A Quick Update…
I’ve been fairly current with posts lately (minus boss strats, but an explanation is coming), so a quick update post seems odd, but it’s needed as more of an informational gesture.
A couple months ago I made the transition from main tanking to healing–it was an awkward transition with more self-discovery than anything. Not saying that I can’t heal, but my healing skills are mediocre in comparison to my tanking. In all honesty, I only healed in raids (I healed LFR once and a couple 5s) and in PvP. I prefer having control over a situation, and I can do that much better as a tank.
So on the side I was getting my Tankadin fixes via LFR and 5s with guildies–and I even got to spend a couple weeks doing it in raids due to the holidays! In fact, I was blessed with the ability to tank our first Deathwing kill.
Little did I know that the sands of time were falling through the hourglass, and that the guild’s downing of Deathwing was closure for some members of our team…
I was unprepared for the message that greeted me yesterday afternoon. I was speechless as I sat and read the text explaining the impending upheaval of our raiding core.
And then there was guilt.
If I hadn’t killed Deathwing, maybe I could have extended my time with someone who is near and dear to my heart.
And then there was realization.
We all play WoW to have fun, to relax, to make new friends, to kill new bosses, and to maybe discover a little bit more about ourselves. And at some point, reality strikes and we have to leave our little cocoon and go out into the real world. We grow as people–we age, we get married, we have families, we change jobs, we move on.
I can be selfish and think of myself and think what I shared with you: “what if we didn’t get that kill?” Or I can applaud our team with their ability to succeed where many can’t, thank specific players for their leadership and their mentoring. And wish them the best as they start the next journey of their life.

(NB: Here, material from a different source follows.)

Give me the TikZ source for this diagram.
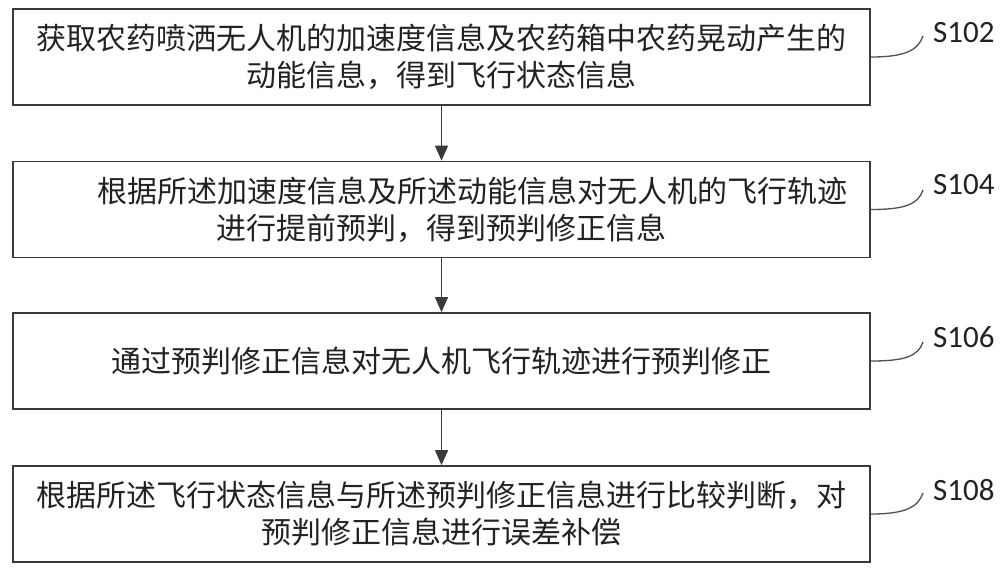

Childish me would have been selfish. But looking back on my history in WoW since BC, I’ve matured. And there is sobriety in the realization that I’ve been playing WoW since 2006 and I’ve been raiding almost 5 years. I’ve been raiding longer than I was in college for a degree. As a leader, I understand burnout, I understand priority shifts, I understand life.
So instead I thank those who have bestowed upon me the opportunities to grow and develop myself in this virtual world.
And I realize I have some big shoes to fill.
But I’m excited.
The holiday season took and it gave. It took a mentor who I have been blessed to be able to bounce ideas off of and see in action. And it gave; starting tonight, I take his place in our raids.
Thank you Rhi; thank you our officers of ES, for having faith that I can step up to the plate and continue to bring success to the guild and it’s members–resuming the role that I know and love best: Tanking.
My dear readers, I will be resuming a more focused path on this with with regards to tanking and tankadin raid capabilities, while also paring back down to a 10-man sized raid team. I will be revisiting the 2 Dragon Soul boss strat guides that I’ve posted to shape them into 10-man focused notes, and will soon be following with the 6 remaining guides in the weeks to come.
Thank you and best wishes–from the bottom of my heart.